**Problem to solve**
Tally the lines with the word "that" and report the number alone.

**** Records supplied

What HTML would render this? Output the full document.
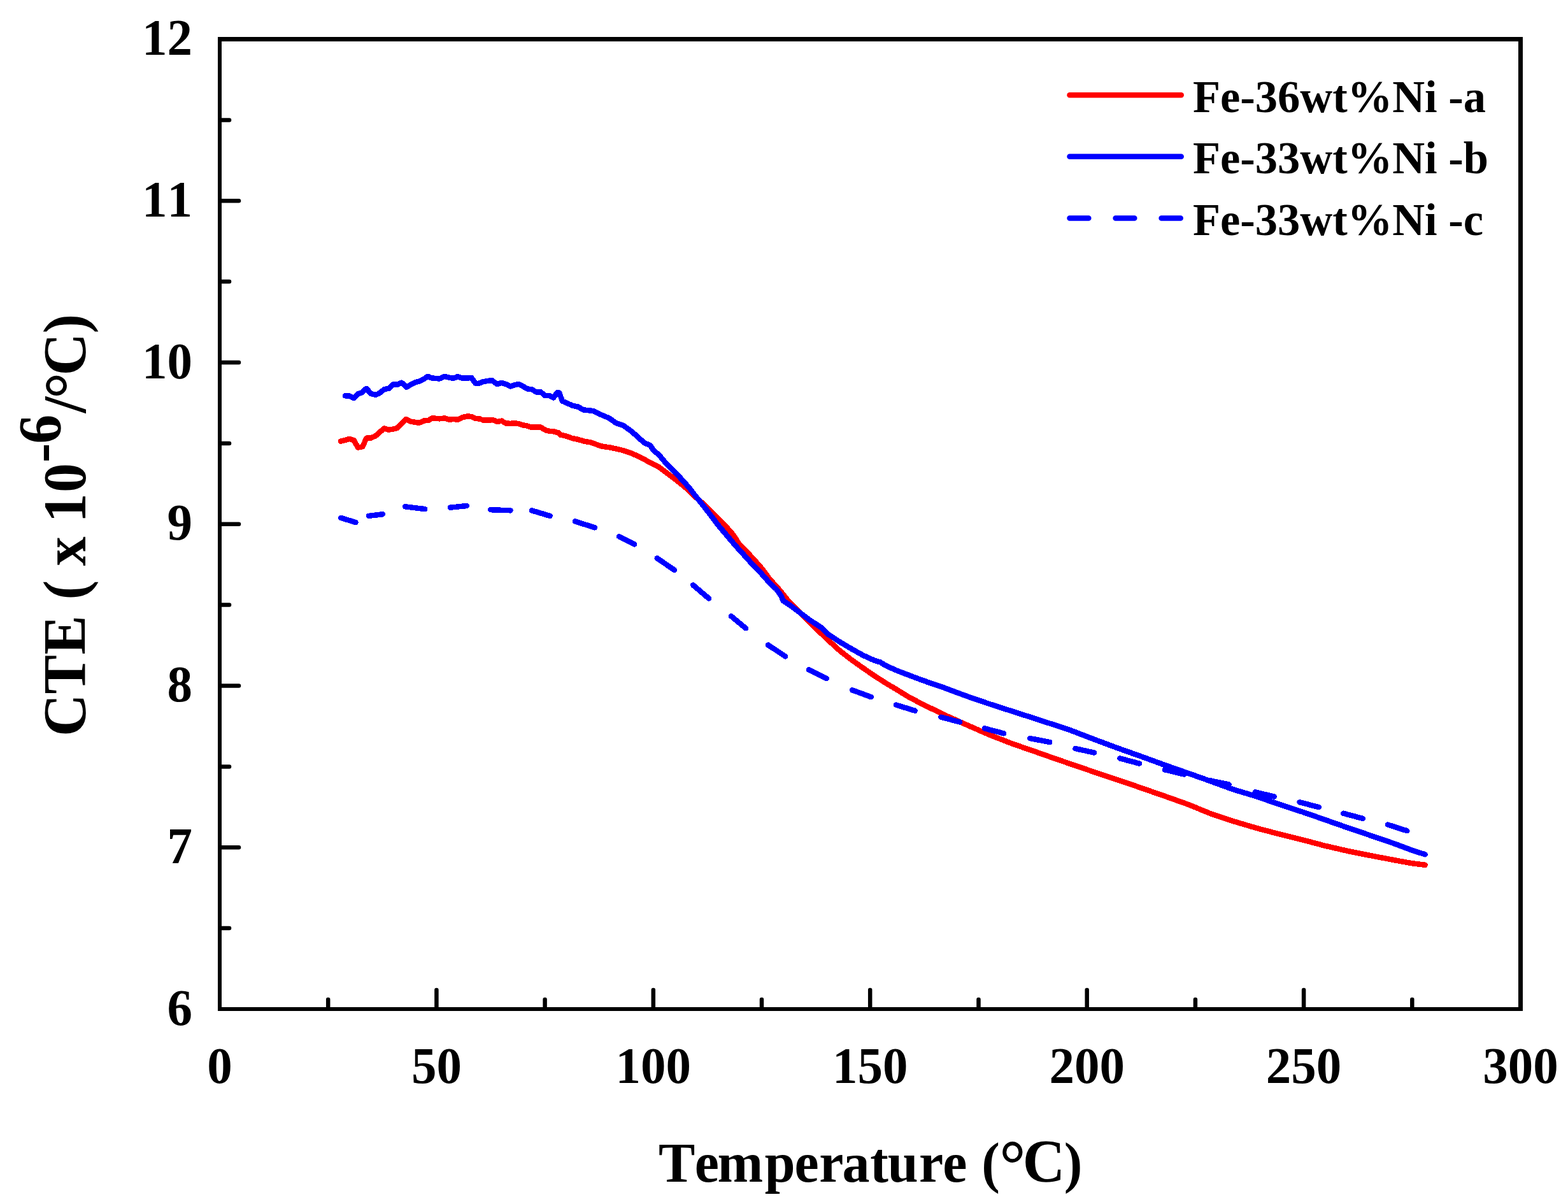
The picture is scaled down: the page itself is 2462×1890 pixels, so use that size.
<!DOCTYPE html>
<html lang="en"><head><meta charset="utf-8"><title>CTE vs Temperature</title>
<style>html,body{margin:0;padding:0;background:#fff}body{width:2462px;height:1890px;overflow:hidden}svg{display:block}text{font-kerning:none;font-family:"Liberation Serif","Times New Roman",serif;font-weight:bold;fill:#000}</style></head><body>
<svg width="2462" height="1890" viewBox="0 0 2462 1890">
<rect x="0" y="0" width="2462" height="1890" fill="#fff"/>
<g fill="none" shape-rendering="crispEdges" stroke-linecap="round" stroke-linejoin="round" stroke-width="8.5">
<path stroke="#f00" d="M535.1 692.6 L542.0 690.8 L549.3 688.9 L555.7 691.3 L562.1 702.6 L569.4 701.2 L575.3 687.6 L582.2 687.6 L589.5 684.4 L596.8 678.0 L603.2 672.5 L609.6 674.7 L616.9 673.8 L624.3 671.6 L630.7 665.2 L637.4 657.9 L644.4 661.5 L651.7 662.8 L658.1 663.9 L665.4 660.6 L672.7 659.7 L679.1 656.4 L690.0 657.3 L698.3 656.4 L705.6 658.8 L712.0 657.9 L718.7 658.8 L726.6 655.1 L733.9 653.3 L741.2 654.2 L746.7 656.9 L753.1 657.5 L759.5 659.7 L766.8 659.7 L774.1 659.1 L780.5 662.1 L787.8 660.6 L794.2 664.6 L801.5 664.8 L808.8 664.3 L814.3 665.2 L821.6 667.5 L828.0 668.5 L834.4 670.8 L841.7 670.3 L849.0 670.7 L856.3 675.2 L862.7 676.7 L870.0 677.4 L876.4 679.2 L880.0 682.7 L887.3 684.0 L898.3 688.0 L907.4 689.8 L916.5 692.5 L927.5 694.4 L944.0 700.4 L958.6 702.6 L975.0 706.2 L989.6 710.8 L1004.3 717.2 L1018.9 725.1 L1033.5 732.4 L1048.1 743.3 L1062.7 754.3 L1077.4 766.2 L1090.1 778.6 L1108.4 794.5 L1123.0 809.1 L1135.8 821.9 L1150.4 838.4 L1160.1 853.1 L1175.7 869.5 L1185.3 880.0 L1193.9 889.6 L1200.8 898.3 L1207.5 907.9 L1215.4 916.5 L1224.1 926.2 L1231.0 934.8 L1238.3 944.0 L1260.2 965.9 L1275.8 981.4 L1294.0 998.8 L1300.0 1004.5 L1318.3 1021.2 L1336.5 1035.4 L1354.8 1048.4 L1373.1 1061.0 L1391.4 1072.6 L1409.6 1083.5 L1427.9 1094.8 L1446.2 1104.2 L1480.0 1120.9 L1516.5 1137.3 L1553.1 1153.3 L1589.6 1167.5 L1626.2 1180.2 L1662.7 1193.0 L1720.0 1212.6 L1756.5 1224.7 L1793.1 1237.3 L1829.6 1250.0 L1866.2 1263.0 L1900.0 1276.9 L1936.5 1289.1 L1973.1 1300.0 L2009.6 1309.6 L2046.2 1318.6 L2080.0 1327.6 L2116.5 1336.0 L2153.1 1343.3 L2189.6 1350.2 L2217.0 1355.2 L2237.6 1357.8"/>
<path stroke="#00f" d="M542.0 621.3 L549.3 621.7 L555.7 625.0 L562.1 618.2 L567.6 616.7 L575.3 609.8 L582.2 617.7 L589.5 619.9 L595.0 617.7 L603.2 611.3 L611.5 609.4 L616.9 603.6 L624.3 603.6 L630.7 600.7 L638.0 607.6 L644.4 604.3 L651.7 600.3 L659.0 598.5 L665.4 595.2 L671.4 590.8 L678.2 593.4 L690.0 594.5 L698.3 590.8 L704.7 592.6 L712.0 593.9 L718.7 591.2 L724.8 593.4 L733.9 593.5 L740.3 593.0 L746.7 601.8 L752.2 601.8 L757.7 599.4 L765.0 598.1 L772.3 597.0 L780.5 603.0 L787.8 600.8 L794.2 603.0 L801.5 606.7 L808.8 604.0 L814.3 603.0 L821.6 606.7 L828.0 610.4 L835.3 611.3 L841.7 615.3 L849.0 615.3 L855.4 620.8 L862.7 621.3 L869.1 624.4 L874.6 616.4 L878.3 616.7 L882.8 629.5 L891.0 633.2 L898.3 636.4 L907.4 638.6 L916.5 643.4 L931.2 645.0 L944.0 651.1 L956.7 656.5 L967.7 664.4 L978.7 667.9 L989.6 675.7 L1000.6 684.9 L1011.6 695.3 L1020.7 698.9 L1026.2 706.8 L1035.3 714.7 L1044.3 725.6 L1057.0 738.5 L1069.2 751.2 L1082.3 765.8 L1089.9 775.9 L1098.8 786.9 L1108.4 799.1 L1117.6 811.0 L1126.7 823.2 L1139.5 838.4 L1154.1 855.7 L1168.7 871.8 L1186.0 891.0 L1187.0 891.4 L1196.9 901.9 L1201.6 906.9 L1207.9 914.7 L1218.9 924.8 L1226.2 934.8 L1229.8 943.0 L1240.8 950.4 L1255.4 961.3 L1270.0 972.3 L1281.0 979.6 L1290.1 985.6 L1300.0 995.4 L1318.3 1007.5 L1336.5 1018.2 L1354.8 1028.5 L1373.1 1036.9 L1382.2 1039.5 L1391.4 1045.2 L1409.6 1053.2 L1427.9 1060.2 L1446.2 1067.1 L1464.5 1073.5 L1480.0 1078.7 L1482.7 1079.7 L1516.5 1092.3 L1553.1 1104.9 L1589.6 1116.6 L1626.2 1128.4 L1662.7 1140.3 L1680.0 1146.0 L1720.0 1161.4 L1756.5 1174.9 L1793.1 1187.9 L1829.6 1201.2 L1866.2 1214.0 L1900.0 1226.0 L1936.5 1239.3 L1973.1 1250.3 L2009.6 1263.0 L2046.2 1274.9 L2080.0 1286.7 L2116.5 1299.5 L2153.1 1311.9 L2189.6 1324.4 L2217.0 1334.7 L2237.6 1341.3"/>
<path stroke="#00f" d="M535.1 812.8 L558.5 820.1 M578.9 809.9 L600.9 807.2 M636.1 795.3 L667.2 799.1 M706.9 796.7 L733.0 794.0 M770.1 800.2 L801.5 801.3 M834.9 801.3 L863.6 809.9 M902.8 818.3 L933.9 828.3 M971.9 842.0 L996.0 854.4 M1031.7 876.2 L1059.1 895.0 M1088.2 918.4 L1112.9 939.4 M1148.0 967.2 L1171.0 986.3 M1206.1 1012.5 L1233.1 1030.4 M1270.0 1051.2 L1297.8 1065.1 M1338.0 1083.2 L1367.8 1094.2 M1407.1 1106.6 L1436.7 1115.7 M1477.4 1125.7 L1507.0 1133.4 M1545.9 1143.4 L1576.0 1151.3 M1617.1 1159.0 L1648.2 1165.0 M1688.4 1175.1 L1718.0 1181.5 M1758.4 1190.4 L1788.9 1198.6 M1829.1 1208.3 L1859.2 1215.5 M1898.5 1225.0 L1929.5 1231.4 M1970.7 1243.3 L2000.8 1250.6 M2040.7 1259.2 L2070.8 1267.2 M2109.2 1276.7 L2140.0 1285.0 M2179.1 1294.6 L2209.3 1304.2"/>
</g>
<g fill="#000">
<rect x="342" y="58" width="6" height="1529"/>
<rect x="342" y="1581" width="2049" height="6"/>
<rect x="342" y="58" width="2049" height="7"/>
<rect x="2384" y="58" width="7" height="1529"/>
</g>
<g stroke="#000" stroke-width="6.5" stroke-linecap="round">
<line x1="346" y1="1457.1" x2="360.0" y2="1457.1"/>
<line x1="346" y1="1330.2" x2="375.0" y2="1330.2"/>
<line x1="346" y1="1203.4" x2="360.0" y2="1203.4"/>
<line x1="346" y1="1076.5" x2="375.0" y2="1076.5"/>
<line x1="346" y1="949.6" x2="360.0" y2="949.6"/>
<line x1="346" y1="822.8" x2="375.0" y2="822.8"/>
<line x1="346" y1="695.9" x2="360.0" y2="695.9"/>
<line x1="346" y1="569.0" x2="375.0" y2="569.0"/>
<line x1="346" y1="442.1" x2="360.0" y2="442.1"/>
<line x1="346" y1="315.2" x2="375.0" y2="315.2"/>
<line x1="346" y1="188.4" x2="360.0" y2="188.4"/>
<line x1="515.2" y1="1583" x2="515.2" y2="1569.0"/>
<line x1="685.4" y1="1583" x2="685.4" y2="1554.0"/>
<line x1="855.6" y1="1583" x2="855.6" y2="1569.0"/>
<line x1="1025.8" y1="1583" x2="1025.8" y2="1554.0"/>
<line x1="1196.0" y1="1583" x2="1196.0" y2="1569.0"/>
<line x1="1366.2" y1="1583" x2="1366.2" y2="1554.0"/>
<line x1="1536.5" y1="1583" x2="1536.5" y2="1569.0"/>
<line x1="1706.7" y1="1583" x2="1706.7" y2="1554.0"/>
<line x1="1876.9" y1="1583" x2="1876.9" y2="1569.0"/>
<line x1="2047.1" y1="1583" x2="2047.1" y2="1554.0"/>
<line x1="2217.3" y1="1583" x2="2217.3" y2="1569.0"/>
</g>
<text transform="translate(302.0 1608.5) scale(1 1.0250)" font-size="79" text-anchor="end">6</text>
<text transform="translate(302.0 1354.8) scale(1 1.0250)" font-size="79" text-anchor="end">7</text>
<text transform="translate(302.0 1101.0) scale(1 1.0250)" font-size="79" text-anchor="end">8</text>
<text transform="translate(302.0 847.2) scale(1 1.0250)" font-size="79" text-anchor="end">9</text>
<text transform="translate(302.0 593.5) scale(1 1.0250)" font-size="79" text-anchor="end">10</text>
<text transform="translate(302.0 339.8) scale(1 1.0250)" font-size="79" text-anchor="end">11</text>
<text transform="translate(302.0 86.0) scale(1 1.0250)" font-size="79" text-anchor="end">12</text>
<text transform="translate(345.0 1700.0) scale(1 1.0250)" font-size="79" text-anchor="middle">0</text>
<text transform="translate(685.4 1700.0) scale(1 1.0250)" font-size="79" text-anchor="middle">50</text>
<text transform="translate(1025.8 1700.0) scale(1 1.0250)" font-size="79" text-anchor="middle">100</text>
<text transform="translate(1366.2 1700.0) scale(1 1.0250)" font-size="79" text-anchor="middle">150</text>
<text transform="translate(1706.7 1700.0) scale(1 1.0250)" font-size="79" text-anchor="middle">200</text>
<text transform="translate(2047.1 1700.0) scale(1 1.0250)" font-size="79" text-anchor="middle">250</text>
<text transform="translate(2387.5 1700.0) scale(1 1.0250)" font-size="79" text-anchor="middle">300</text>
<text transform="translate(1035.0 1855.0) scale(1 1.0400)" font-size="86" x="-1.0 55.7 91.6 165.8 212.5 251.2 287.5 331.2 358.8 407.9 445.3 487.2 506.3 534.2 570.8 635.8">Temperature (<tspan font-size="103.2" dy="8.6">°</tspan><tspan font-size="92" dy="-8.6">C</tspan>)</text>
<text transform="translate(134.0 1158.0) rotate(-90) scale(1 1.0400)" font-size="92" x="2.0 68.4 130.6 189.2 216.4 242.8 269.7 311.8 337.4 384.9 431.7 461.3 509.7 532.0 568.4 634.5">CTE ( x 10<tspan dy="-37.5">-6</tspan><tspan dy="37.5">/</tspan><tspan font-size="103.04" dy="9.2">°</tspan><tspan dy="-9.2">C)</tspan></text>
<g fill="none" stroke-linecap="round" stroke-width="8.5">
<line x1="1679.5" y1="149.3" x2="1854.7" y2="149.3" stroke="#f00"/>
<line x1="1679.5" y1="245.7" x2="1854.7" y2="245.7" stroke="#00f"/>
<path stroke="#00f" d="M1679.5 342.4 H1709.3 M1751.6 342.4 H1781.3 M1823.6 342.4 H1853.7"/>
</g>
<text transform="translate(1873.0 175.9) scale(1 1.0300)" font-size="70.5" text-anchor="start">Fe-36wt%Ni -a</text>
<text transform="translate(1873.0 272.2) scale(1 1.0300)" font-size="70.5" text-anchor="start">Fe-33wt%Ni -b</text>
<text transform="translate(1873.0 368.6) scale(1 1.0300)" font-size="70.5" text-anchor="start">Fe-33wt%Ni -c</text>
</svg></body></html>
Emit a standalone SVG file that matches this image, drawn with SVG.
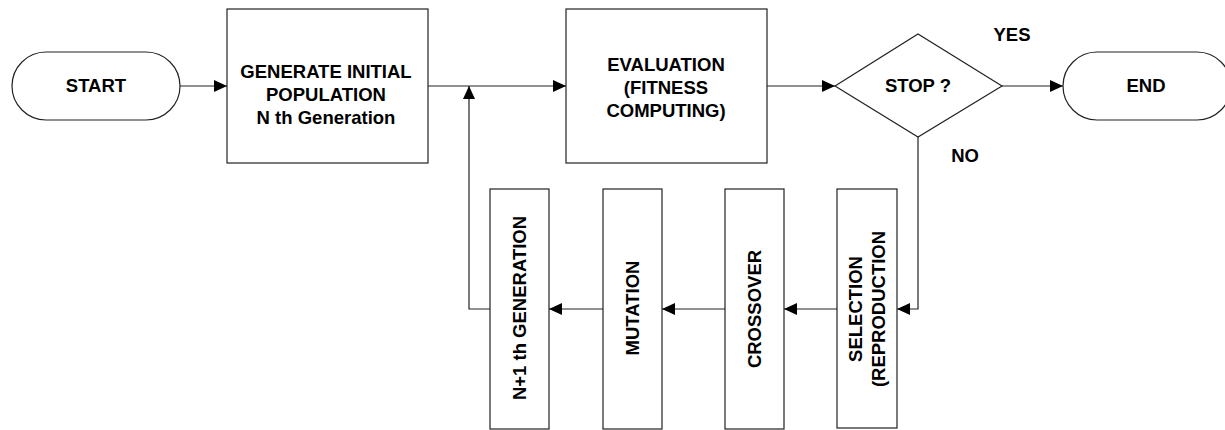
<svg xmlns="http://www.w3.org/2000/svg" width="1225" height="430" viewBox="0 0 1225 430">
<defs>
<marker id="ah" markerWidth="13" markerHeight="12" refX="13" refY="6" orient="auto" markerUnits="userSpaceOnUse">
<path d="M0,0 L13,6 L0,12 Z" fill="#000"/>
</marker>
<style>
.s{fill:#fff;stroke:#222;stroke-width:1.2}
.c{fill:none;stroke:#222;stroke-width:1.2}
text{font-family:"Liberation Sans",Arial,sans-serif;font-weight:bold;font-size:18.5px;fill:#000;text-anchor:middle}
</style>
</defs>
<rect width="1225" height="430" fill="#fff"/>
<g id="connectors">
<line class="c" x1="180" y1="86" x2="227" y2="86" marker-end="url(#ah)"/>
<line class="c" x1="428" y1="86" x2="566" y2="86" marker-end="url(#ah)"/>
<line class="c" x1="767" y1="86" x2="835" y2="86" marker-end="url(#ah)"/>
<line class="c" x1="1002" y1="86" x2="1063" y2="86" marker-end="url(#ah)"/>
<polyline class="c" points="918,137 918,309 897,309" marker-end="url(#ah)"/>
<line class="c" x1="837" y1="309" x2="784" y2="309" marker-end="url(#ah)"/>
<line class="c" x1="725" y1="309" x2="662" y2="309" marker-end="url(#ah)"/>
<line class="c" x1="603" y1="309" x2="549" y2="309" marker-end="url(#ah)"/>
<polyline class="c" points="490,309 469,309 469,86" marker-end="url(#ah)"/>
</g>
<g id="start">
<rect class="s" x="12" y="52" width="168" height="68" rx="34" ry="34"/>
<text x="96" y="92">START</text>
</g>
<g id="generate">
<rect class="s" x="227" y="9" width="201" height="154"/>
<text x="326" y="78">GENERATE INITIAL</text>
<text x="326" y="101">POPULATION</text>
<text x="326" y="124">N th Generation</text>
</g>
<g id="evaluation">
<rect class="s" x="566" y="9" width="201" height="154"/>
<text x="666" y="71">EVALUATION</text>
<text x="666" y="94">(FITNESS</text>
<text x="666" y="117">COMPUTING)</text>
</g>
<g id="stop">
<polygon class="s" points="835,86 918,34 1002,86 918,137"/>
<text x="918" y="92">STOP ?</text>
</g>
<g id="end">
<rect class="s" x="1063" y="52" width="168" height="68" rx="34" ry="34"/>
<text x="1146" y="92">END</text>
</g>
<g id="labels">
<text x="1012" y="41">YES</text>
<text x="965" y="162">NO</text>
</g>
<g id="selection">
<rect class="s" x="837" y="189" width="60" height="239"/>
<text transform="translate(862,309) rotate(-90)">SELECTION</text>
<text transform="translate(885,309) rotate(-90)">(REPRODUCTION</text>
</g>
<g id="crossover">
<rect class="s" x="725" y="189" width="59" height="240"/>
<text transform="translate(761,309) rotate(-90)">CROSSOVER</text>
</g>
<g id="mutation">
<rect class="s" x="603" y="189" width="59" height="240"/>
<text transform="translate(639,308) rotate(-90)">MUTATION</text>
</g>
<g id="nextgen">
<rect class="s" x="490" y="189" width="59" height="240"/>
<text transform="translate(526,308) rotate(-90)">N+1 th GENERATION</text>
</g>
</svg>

********

**Task response**
2